The global slowdown will affect different auto segments in different proportions. The direct impact will be felt most by commercial vehicles because they reflect the health of the underlying economic activity, followed by passenger vehicles, followed by two-wheelers, and lastly, tractors.

Interest rates and liquidity again affect CVs the most, followed by PVs, followed by tractors and then lastly, the two-wheeler category.

Until recently, CVs have been doing better than PVs in terms of volumes. Could these factors then reverse that equation?

They could, but with a lag. While (elevated) interest rates could have a negative influence on CVs, a crunch in liquidity could affect the category to a larger extent.

At the Auto Expo, Maruti Suzuki has displayed an all-electric car, EVX. What about its strong hybrid bet?

Maruti has been clear that its approach to greener mobility will be multi-pronged. That they will have (options) right from CNG, in which they are market leaders, to biofuels to strong hybrids to EVs. They are at different stages of development. The pure BEV (battery electric vehicle) will be launched in 2025. Their seriousness on EVs can’t be questioned because they have committed Rs 10,000 crore at the group level (on their EV drive).
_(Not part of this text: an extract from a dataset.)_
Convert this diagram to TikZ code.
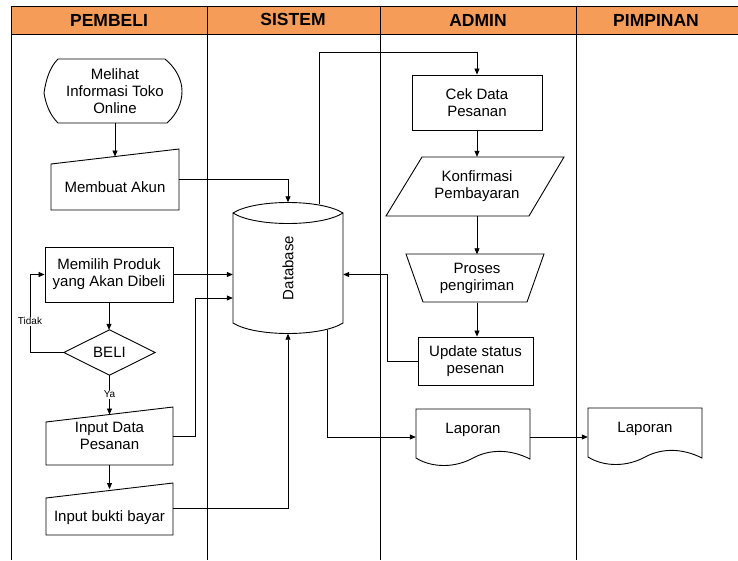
\documentclass[tikz,border=0pt]{standalone}
\usepackage{fontspec}
\setmainfont{Liberation Sans}
\usetikzlibrary{arrows.meta,calc}
\definecolor{hdr}{RGB}{245,157,88}
\begin{document}
\begin{tikzpicture}[x=1pt,y=-1pt,
  line/.style={draw=black,line width=0.8pt},
  arr/.style={line,-{Triangle[length=6pt,width=5pt]}},
  shp/.style={draw=black,line width=0.9pt},
  lane/.style={draw=black,line width=0.95pt},
  txt/.style={font=\fontsize{15}{17}\selectfont,align=center,inner sep=0pt},
  box/.style={txt,draw=black,line width=0.9pt},
  lbl/.style={font=\fontsize{10}{12}\selectfont,inner sep=1pt,fill=white},
  hd/.style={font=\fontsize{17.5}{20}\selectfont\bfseries,inner sep=0pt}]
\useasboundingbox (0,0) rectangle (738,560);
\fill[white] (0,0) rectangle (738,560);
% header and lanes
\fill[hdr] (11,6) rectangle (738,34);
\draw[lane] (11,6) -- (738,6);
\draw[lane] (11,34) -- (738,34);
\draw[lane] (11,6) -- (11,560);
\draw[lane] (207,6) -- (207,560);
\draw[lane] (380,6) -- (380,560);
\draw[lane] (576,6) -- (576,560);
\node[hd] (hpem) at (109,20) {PEMBELI};
\node[hd] (hsis) at (293,19) {SISTEM};
\node[hd] (hadm) at (478,20) {ADMIN};
\node[hd] (hpim) at (656,20) {PIMPINAN};

% ---- PEMBELI lane
\draw[shp] (58,59) -- (165,59) .. controls (176,68) and (182,80) .. (182,91)
  .. controls (182,103) and (177,114) .. (167,123) -- (58,123)
  .. controls (50,115) and (46,105) .. (44,93)
  .. controls (46,79) and (50,67) .. (58,59) -- cycle;
\node[txt,minimum width=124,minimum height=64] (melihat) at (115,91) {Melihat\\Informasi Toko\\Online};

\draw[shp] (51,164) -- (179,149) -- (179,210) -- (51,210) -- cycle;
\node[txt,minimum width=128,minimum height=46] (membuat) at (115,187) {Membuat Akun};
\coordinate (mbtop) at (115,156.5);

\node[box,minimum width=128,minimum height=55] (memilih) at (109,274.5) {Memilih Produk\\yang Akan Dibeli};

\node[txt,minimum width=91,minimum height=45] (beli) at (109.5,352.5) {BELI};
\draw[shp] (beli.north) -- (beli.east) -- (beli.south) -- (beli.west) -- cycle;
\coordinate (tk) at (30,352.5);

\draw[shp] (46,422) -- (173,407) -- (173,465) -- (46,465) -- cycle;
\node[txt,minimum width=127,minimum height=58] (inputdata) at (109.5,436) {Input Data\\Pesanan};
\coordinate (idtop) at (109.5,414.5);

\draw[shp] (46,498) -- (173,483) -- (173,535) -- (46,535) -- cycle;
\node[txt,minimum width=127,minimum height=34] (inputbukti) at (109.5,518) {Input bukti bayar};
\coordinate (ibtop) at (109.5,489);

% ---- SISTEM lane
\draw[shp] (233,213) .. controls (255,199) and (321,199) .. (343,213) -- (343,323)
  .. controls (321,337) and (255,337) .. (233,323) -- cycle;
\draw[shp] (233,213) .. controls (255,227) and (321,227) .. (343,213);
\node[txt,minimum width=110,minimum height=131] (db) at (288,268) {\rotatebox{90}{Database}};
\coordinate (dbo1) at (319,204);
\coordinate (dbo2) at (327,329.5);
\coordinate (j1) at (195,298);

% ---- ADMIN lane
\node[box,minimum width=130,minimum height=55] (cek) at (477,102.5) {Cek Data\\Pesanan};
\draw[shp] (422,157) -- (564,157) -- (529,216) -- (386,216) -- cycle;
\node[txt,minimum width=100,minimum height=59] (konf) at (477,186.5) {Konfirmasi\\Pembayaran};
\draw[shp] (406,254) -- (544,254) -- (527,302) -- (423,302) -- cycle;
\node[txt,minimum width=100,minimum height=48] (proses) at (477,278.5) {Proses\\pengiriman};
\node[box,minimum width=115,minimum height=48] (update) at (475.5,361) {Update status\\pesenan};

\draw[shp] (416,409) -- (530,409) -- (530,459) .. controls (510,449) and (490,449) .. (473,458)
  .. controls (455,468) and (432,468) .. (416,458) -- cycle;
\node[txt,minimum width=114,minimum height=42] (lap1) at (473,430) {Laporan};

% ---- PIMPINAN lane
\draw[shp] (588,408) -- (702,408) -- (702,458) .. controls (682,448) and (662,448) .. (645,457)
  .. controls (627,467) and (604,467) .. (588,457) -- cycle;
\node[txt,minimum width=114,minimum height=42] (lap2) at (645,429) {Laporan};

% ---- connectors
\draw[arr] (melihat.south) -- (melihat.south |- mbtop);
\draw[arr] ([yshift=7.5pt]membuat.east) -| (db.north);
\draw[arr] (memilih.east) -- (memilih.east -| db.west);
\draw[arr] (memilih.south) -- (memilih.south |- beli.north);
\draw[arr] (beli.west) -- (tk) -- node[lbl,pos=0.4] {Tidak} (tk |- memilih.west) -- (memilih.west);
\draw[arr] (beli.south) -- node[lbl,pos=0.48] {Ya} (beli.south |- idtop);
\draw[arr] (inputdata.east) -| (j1) -- (j1 -| db.west);
\draw[arr] (inputdata.south) -- (inputdata.south |- ibtop);
\draw[arr] ([yshift=10pt]inputbukti.east) -| (db.south);
\draw[arr] (dbo1) |- ($(cek.north)+(0,-22)$) -- (cek.north);
\draw[arr] (cek.south) -- (cek.south |- konf.north);
\draw[arr] (konf.south) -- (konf.south |- proses.north);
\draw[arr] (proses.south) -- (proses.south |- update.north);
\draw[arr] (update.west) -- ++(-30,0) |- (memilih.east -| db.east);
\draw[arr] (dbo2) |- ([yshift=-7pt]lap1.west);
\draw[arr] ([yshift=-7pt]lap1.east) -- ([yshift=-7pt]lap1.east -| lap2.west);
\end{tikzpicture}
\end{document}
I would not question their seriousness on that (on pure EV play) but they are pushing strongly on hybrids because till the time we are fully electric (with infra to seamlessly support EVs), there will be multiple technologies deployed. Strong hybrid is a bridge to electrification.

Which PV players are ahead of their peers in electrification?
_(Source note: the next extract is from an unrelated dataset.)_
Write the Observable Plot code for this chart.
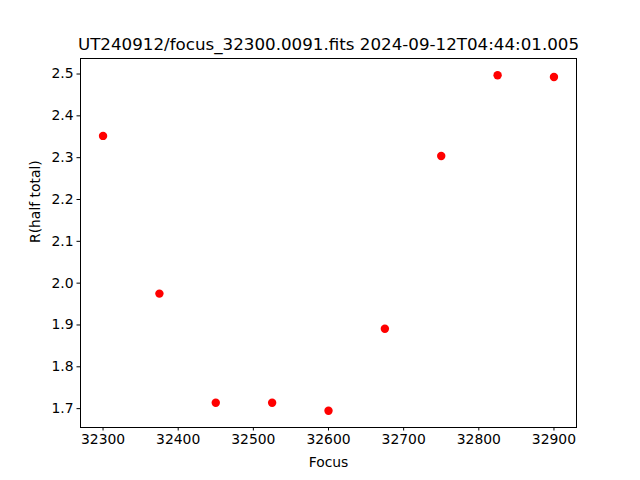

It wouldn’t make sense to look at who is where today because what we are seeing today is just a bridge to proper EV adoption. All the EV products that are there today are ICE-converted EVs. It is good to have something on the ground, but that won’t be the face of the companies two to three years out. I am sure that the EV products that are in the market now won’t exist then. The competitive landscape will be established in 2025 when we have all the relevant players launching their born-electric models… So, Maruti Suzuki will be launching in 2025, Mahindra in December 2024, Tata Motors in 2025 and Hyundai in 2025. Almost everyone will have models out around the same time. Tata Motors and M&M will have a large market share from ICE-converted EV vehicles, but that market share will change dramatically from 2025. I would not read too much into the current market landscape to determine the competitiveness in EVs.

Also listen: What are the four trends that will disrupt the auto sector?

How much will the transition to EVs be affected by global recession fears?

If there is a global depression, there could be a far-reaching change that will be difficult to predict. But if battery commodity prices fall dramatically because demand is weak (in the face of weakening global growth) then it could be a blessing in disguise. This is because it could lead to faster electrification (of mobility) in a market like India, where things may not be as bad or are relatively better.

Are OEMs focusing on electrification of SUVs rather than smaller cars?

Yes, that would be the starting point. To electrify a Rs 5-lakh car (an entry level car) is far more difficult than electrifying an SUV… When electrifying an entry-level car, the cost goes up by 70-80%. It is not easy to make it cos-effective given the safety concerns that need to be addressed.

Also the ability of customers to pay and become early adopters of a technology is higher among affluent customers. Globally, we have seen that electrification happens at the premium end more than at the lower-end, and the Indian market is no different.

What about the tax differential, between a regular SUV and an E-SUV?

Definitely, EVs are highly subsidised, with just 5% GST, whereas regular SUVs are taxed much higher (up to 50%). Then there is also the Rs 1,50,000 tax rebate that is available on a loan taken to buy an EV. These are enablers put in place to enable faster adoption of EVs, including the PLI (production-linked incentive) scheme. It will be interesting to watch how the trajectory of electrification takes shape as and when the subsidies are exhausted.